The frantic sights and sounds of the 16-bit era of gaming completely changed many people's lives, including my own, and the industry as a whole. My siblings and I still fondly remember our parents buying different consoles (thankfully we were saved from owning a Dreamcast or Saturn). Whether it was the built-in version of Sonic on the Master System or the pain-in-the-ass difficult Black Belt, My Hero or Asterix titles, our eyes were glued to the screen more than the way Live & Kicking was able to manage every Saturday morning.

The Sims 4 by Maxis

Today's console games are hyper-realistic, either in serious ways such as the over-the-top fatalities in modern Mortal Kombat games or through comedy in having to monitor character urine levels in The Sims 4. This forgotten generation of 90s gaming provided enough visual cues to help players comprehend what was happening to allow a new world to be created in our minds, like a good graphic novel.

I'm not at all saying gaming has become better or worse, but it is different. While advantages have been gained over the years, such as the time I was asked if I was gay by a child during a Halo 3 battle online, there are very few chances to bond with someone over what's glaring from the same TV screen other than during "Netflix and chill".

Wipeout Pure by Sony

This is where the classics of previous eras win for emotional value over today's blockbuster games. Working with my brother to complete Streets of Rage, Two Crude Dudes or even the first Halo was a draining, adventurous journey, with all the ups and downs of a Hollywood epic. I was just as enthralled watching him navigate away from the baddies, pushing Mario to higher and higher platforms in Super Mario Land on the SNES just before breaking the fast.

It's no surprise YouTube's Let's Play culture is so popular. Solo experiences such as Ico and Wipeout Pure can be mind-bending journeys too, into environments that films could not even remotely compete with.

But here’s the thing: it was a big social occasion playing with friends in the same room. Now, even the latest Halo game assumes you no longer want physical contact with your chums, restricting you to playing the game with them without being in their company.

Halo: Combat Evolved by Bungie

This is odd, given I only ever played the original title, like many other, as part of an effective duo. Somehow these sorts of games have become simultaneously lonely and social. Unless one of you decides to carry out the logistical nightmare of hooking up a second TV and console next to the one already in your living room.

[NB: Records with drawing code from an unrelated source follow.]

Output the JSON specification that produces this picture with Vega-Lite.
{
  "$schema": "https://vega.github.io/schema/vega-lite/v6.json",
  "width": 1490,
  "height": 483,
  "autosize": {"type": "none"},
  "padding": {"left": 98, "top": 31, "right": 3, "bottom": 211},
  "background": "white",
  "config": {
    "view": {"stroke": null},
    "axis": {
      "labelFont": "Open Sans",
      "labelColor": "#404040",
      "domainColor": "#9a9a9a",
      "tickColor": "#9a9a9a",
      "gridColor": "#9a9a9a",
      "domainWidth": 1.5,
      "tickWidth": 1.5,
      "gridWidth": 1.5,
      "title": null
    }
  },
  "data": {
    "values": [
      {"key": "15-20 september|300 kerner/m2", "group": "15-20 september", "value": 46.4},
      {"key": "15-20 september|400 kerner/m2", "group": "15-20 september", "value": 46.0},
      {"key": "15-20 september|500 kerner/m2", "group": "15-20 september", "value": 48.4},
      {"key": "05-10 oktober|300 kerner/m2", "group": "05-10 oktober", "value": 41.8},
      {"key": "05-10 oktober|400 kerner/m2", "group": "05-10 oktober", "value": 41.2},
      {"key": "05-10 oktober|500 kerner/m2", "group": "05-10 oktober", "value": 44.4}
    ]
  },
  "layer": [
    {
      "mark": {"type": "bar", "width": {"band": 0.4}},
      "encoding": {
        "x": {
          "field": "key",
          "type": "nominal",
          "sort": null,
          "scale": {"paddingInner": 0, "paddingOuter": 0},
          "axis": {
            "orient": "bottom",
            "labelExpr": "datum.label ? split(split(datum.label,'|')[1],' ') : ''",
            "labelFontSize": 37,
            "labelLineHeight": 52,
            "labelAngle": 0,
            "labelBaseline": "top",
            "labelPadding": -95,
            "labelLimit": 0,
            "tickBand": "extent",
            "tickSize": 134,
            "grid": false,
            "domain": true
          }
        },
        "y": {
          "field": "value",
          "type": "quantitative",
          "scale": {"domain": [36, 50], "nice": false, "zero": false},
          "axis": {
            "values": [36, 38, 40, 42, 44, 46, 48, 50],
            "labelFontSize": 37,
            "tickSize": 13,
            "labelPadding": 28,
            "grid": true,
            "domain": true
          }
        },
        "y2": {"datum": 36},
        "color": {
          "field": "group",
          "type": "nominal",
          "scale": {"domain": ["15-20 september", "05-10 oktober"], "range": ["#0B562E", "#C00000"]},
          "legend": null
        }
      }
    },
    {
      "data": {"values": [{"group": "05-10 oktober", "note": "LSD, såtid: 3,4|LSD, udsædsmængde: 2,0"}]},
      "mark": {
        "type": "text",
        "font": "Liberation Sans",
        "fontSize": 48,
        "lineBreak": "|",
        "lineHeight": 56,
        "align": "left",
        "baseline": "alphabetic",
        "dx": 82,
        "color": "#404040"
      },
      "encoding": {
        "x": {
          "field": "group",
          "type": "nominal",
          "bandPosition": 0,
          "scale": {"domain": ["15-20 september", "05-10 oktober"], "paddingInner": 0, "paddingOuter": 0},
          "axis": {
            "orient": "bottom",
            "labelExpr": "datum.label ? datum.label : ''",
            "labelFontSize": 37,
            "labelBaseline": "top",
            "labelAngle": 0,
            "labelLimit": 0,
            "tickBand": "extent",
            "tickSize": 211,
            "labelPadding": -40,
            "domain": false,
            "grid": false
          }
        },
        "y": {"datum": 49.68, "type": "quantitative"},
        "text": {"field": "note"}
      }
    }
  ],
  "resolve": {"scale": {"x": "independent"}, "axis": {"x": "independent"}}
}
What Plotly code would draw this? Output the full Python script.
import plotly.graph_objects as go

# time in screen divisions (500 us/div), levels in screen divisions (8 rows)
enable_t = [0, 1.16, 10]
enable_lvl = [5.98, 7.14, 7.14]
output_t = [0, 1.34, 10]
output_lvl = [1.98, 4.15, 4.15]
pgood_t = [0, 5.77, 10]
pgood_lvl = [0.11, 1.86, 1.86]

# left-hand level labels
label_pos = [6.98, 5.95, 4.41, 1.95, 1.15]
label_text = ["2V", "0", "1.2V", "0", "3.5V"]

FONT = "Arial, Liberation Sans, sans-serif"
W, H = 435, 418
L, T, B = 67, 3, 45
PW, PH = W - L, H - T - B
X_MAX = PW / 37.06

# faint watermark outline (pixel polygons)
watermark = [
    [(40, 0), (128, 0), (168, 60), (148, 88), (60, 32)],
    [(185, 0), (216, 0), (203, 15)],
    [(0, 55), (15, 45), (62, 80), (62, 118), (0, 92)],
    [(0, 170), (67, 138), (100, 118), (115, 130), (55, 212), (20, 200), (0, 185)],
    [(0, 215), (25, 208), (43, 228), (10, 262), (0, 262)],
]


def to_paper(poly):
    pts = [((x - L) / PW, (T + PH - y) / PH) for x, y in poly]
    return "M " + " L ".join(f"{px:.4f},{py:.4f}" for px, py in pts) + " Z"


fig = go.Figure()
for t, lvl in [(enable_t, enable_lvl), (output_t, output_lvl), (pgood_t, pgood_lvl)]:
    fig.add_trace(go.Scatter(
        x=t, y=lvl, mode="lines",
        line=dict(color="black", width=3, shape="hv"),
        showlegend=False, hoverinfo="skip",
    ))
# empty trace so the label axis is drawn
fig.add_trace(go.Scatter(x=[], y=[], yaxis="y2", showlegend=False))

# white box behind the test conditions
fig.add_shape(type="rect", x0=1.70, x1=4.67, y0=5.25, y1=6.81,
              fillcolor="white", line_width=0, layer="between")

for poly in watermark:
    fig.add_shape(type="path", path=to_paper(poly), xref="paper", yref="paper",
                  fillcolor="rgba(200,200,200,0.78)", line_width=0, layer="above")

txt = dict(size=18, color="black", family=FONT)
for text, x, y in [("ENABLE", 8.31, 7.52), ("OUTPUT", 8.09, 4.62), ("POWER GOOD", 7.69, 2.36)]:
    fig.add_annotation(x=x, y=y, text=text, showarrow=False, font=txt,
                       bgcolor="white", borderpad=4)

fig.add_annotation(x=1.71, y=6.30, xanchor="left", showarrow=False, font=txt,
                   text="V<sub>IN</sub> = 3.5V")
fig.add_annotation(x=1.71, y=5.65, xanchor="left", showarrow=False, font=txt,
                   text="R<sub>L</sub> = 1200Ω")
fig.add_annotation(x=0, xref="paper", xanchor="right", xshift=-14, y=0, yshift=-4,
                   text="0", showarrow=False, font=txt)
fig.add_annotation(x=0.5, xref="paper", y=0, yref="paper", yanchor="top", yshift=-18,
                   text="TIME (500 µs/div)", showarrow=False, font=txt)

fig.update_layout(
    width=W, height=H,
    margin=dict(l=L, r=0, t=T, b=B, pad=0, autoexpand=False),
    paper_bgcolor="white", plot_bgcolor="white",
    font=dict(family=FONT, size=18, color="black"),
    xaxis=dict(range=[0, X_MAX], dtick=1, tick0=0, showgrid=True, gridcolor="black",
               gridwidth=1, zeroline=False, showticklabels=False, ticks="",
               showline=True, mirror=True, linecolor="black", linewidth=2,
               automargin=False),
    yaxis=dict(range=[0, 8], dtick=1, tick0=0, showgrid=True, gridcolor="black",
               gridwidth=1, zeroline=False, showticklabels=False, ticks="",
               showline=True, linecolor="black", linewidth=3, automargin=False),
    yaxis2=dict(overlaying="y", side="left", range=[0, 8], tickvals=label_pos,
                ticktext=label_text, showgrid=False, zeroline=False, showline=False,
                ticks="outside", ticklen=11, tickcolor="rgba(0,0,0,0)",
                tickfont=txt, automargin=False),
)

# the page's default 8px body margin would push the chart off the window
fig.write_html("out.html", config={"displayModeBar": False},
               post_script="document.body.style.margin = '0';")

This is why handhelds such as the Gameboy and PSP were so popular, forcing you to move your backside to strengthen your friendship. That was the whole point of the end-of-year "games days" in primary school, after all.

Mario Kart 8 by Nintendo

The industry can learn one or two things by seeing what made certain titles successful. It's why the Wii U – despite its poor sales performance compared with the PS4 – is an excellent party console, allowing you to blame a friend for your pitfalls in the latest Donkey Kong game. Or you can taunt them no end in Mario Kart 8, the console's best-selling game, which is ironic given its crucial local multiplayer feature, making you suspect there would be fewer physical copies in the wild.

In the same way social media makes it seem like you have loads of friends until you try to recall the last time you saw them, gaming has undergone tremendous change through the advent of the internet. But the best games are always the ones you remember playing with someone by your side.